* [Given data]
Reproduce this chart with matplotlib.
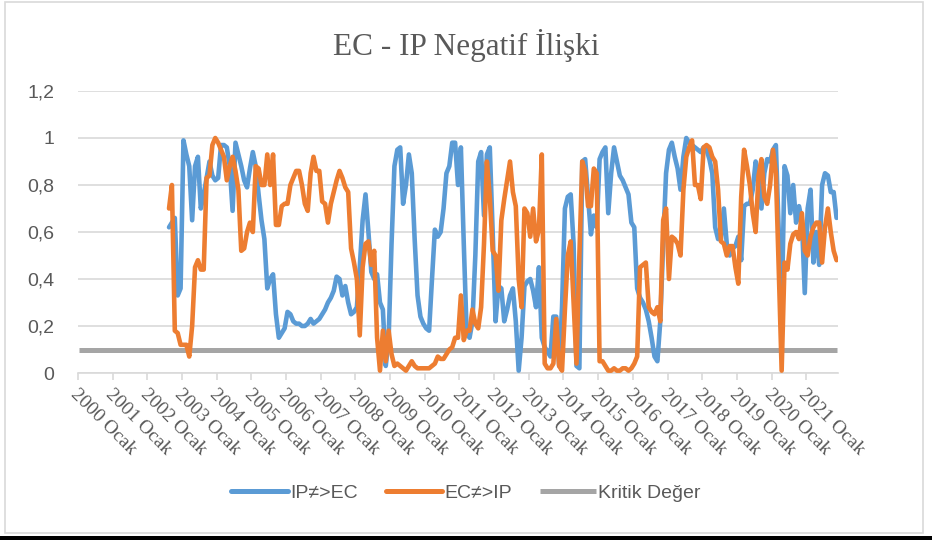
import matplotlib
matplotlib.use("Agg")
import matplotlib.pyplot as plt
from matplotlib.patches import Rectangle
from matplotlib.ticker import FuncFormatter, FixedLocator

# kategori ekseni: 2000 Ocak .. 2021 Kasım (aylık)
months = ["Ocak", "Şubat", "Mart", "Nisan", "Mayıs", "Haziran",
          "Temmuz", "Ağustos", "Eylül", "Ekim", "Kasım", "Aralık"]
years = list(range(2000, 2022))
categories = [f"{y} {m}" for y in years for m in months][:263]
tick_labels = [f"{y} Ocak" for y in years]

# seriler 2002 Ağustos'tan başlıyor
series_start = "2002 Ağustos"

ip_ec = [0.62, 0.64, 0.66, 0.33, 0.36, 0.99, 0.93, 0.88, 0.65, 0.88,
         0.92, 0.70, 0.76, 0.83, 0.90, 0.84, 0.82, 0.83, 0.97, 0.97,
         0.96, 0.88, 0.69, 0.98, 0.93, 0.88, 0.82, 0.79, 0.87, 0.94,
         0.88, 0.76, 0.65, 0.57, 0.36, 0.40, 0.42, 0.25, 0.15, 0.17,
         0.19, 0.26, 0.25, 0.22, 0.21, 0.21, 0.20, 0.20, 0.21, 0.23,
         0.21, 0.22, 0.23, 0.25, 0.27, 0.30, 0.32, 0.35, 0.41, 0.40,
         0.33, 0.37, 0.30, 0.25, 0.26, 0.28, 0.45, 0.65, 0.76, 0.60,
         0.43, 0.40, 0.42, 0.30, 0.27, 0.03, 0.15, 0.55, 0.88, 0.95,
         0.96, 0.72, 0.80, 0.93, 0.85, 0.57, 0.33, 0.24, 0.21, 0.19,
         0.18, 0.40, 0.61, 0.58, 0.60, 0.70, 0.85, 0.88, 0.98, 0.98,
         0.80, 0.96, 0.55, 0.17, 0.15, 0.22, 0.50, 0.90, 0.94, 0.67,
         0.93, 0.96, 0.60, 0.22, 0.37, 0.36, 0.22, 0.27, 0.33, 0.36,
         0.22, 0.01, 0.15, 0.37, 0.39, 0.40, 0.35, 0.28, 0.45, 0.15,
         0.11, 0.09, 0.07, 0.24, 0.24, 0.03, 0.28, 0.70, 0.75, 0.76,
         0.55, 0.03, 0.02, 0.90, 0.91, 0.75, 0.59, 0.67, 0.62, 0.91,
         0.94, 0.96, 0.68, 0.85, 0.96, 0.90, 0.84, 0.82, 0.79, 0.76,
         0.64, 0.62, 0.36, 0.32, 0.30, 0.27, 0.22, 0.15, 0.07, 0.05,
         0.22, 0.55, 0.85, 0.95, 0.98, 0.92, 0.87, 0.78, 0.92, 1.00,
         0.98, 0.97, 0.96, 0.95, 0.94, 0.96, 0.95, 0.91, 0.85, 0.62,
         0.57, 0.57, 0.70, 0.55, 0.50, 0.53, 0.54, 0.58, 0.48, 0.71,
         0.72, 0.72, 0.78, 0.90, 0.84, 0.70, 0.85, 0.91, 0.90, 0.95,
         0.97, 0.60, 0.25, 0.88, 0.84, 0.68, 0.80, 0.64, 0.71, 0.65,
         0.34, 0.70, 0.78, 0.47, 0.60, 0.46, 0.80, 0.85, 0.84, 0.77,
         0.77, 0.66]

ec_ip = [0.70, 0.80, 0.18, 0.17, 0.12, 0.12, 0.12, 0.07, 0.20, 0.45,
         0.48, 0.44, 0.44, 0.83, 0.84, 0.97, 1.00, 0.98, 0.95, 0.92,
         0.82, 0.88, 0.92, 0.86, 0.78, 0.52, 0.53, 0.60, 0.64, 0.60,
         0.88, 0.87, 0.80, 0.80, 0.93, 0.80, 0.93, 0.63, 0.63, 0.71,
         0.72, 0.72, 0.80, 0.83, 0.86, 0.86, 0.80, 0.72, 0.69, 0.85,
         0.92, 0.86, 0.86, 0.73, 0.72, 0.64, 0.72, 0.77, 0.82, 0.86,
         0.83, 0.79, 0.77, 0.53, 0.47, 0.40, 0.16, 0.45, 0.55, 0.56,
         0.46, 0.52, 0.15, 0.01, 0.18, 0.05, 0.18, 0.08, 0.03, 0.04,
         0.03, 0.02, 0.01, 0.03, 0.05, 0.03, 0.02, 0.02, 0.02, 0.02,
         0.02, 0.03, 0.04, 0.07, 0.06, 0.06, 0.08, 0.10, 0.11, 0.15,
         0.15, 0.33, 0.14, 0.18, 0.18, 0.27, 0.21, 0.19, 0.28, 0.55,
         0.90, 0.75, 0.52, 0.50, 0.35, 0.65, 0.74, 0.82, 0.90, 0.77,
         0.71, 0.40, 0.28, 0.70, 0.68, 0.58, 0.70, 0.56, 0.61, 0.93,
         0.04, 0.02, 0.02, 0.04, 0.23, 0.03, 0.01, 0.27, 0.50, 0.56,
         0.30, 0.04, 0.50, 0.90, 0.86, 0.71, 0.71, 0.87, 0.85, 0.05,
         0.05, 0.03, 0.01, 0.01, 0.02, 0.01, 0.01, 0.02, 0.02, 0.01,
         0.02, 0.04, 0.07, 0.45, 0.46, 0.47, 0.28, 0.26, 0.25, 0.28,
         0.22, 0.65, 0.70, 0.40, 0.58, 0.57, 0.55, 0.50, 0.78, 0.92,
         0.96, 0.99, 0.80, 0.80, 0.74, 0.96, 0.97, 0.96, 0.92, 0.90,
         0.78, 0.56, 0.55, 0.50, 0.54, 0.54, 0.45, 0.38, 0.75, 0.95,
         0.88, 0.80, 0.68, 0.60, 0.84, 0.91, 0.75, 0.72, 0.80, 0.95,
         0.85, 0.44, 0.01, 0.47, 0.44, 0.55, 0.59, 0.60, 0.57, 0.68,
         0.52, 0.50, 0.58, 0.62, 0.64, 0.64, 0.47, 0.62, 0.70, 0.60,
         0.52, 0.48]

kritik_deger = 0.1

BLUE = "#5B9BD5"
ORANGE = "#ED7D31"
GRAY = "#A5A5A5"
GRID = "#D9D9D9"
TEXT = "#595959"
SANS = ["Liberation Sans", "DejaVu Sans"]
SERIF = ["Liberation Serif", "DejaVu Serif"]

n = len(categories)
x_all = list(range(n))
start = categories.index(series_start)
x_ser = x_all[start:start + len(ip_ec)]

fig = plt.figure(figsize=(9.32, 5.40), dpi=100)
ax = fig.add_axes([78 / 932, 1 - 373 / 540, 760 / 932, 282 / 540])

lw = 3.3
ax.plot(x_all, [kritik_deger] * n, color=GRAY, lw=3.6, solid_capstyle="butt", label="Kritik Değer", zorder=2)
ax.plot(x_ser, ip_ec, color=BLUE, lw=lw, solid_joinstyle="round", solid_capstyle="round", label="IP≠>EC", zorder=3)
ax.plot(x_ser, ec_ip, color=ORANGE, lw=lw, solid_joinstyle="round", solid_capstyle="round", label="EC≠>IP", zorder=4)

ax.set_xlim(-0.5, n - 0.5)
ax.set_ylim(0, 1.2)
ax.set_yticks([0, 0.2, 0.4, 0.6, 0.8, 1.0, 1.2])
ax.yaxis.set_major_formatter(FuncFormatter(lambda v, p: f"{v:g}".replace(".", ",")))
ax.grid(axis="y", color=GRID, lw=1.2)
ax.set_axisbelow(True)
for s in ["top", "right", "left"]:
    ax.spines[s].set_visible(False)
ax.spines["bottom"].set_color(GRID)
ax.spines["bottom"].set_linewidth(1.2)

# yıl sınırlarında tik, Ocak kategorisinde etiket
year_pos = [categories.index(t) for t in tick_labels]
ax.xaxis.set_major_locator(FixedLocator([p - 0.5 for p in year_pos]))
ax.tick_params(axis="x", which="major", length=5, color=GRID, width=1.2, labelbottom=False)
ax.tick_params(axis="x", which="minor", length=0, pad=9)
ax.set_xticks(year_pos, minor=True)
ax.set_xticklabels(tick_labels, minor=True, rotation=-45, ha="left", va="top",
                   rotation_mode="anchor", color=TEXT, fontsize=14, family=SERIF)
ax.tick_params(axis="y", length=0, pad=17, labelcolor=TEXT, labelsize=14)
for lab in ax.get_yticklabels():
    lab.set_family(SANS)

fig.text(0.5, 1 - 45 / 540, "EC - IP Negatif İlişki", ha="center", va="center",
         fontsize=22.5, color=TEXT, family=SERIF)

handles, labels = ax.get_legend_handles_labels()
order = [1, 2, 0]
leg = fig.legend([handles[i] for i in order], [labels[i] for i in order],
                 loc="center", bbox_to_anchor=(0.5, 1 - 493 / 540), ncol=3, frameon=False,
                 handlelength=2.9, handletextpad=0.1, columnspacing=1.45,
                 prop={"family": SANS, "size": 14})
for t in leg.get_texts():
    t.set_color(TEXT)
for h in leg.get_lines():
    h.set_linewidth(3.6)

# çerçeve
fig.patches.append(Rectangle((5 / 932, 1 - 533 / 540), 918 / 932, 531 / 540,
                             transform=fig.transFigure, fill=False, edgecolor=GRID, lw=1.2))
fig.patches.append(Rectangle((0, 0), 1, 4 / 540, transform=fig.transFigure,
                             facecolor="black", edgecolor="none"))

fig.savefig("out.png", dpi=100)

* [Written request] Leave out the pictures and repeat exactly the lines from the start of the material through the line that contains "from matplotlib.ticker import", both included.

* [Complete answer]
Reproduce this chart with matplotlib.
import matplotlib
matplotlib.use("Agg")
import matplotlib.pyplot as plt
from matplotlib.patches import Rectangle
from matplotlib.ticker import FuncFormatter, FixedLocator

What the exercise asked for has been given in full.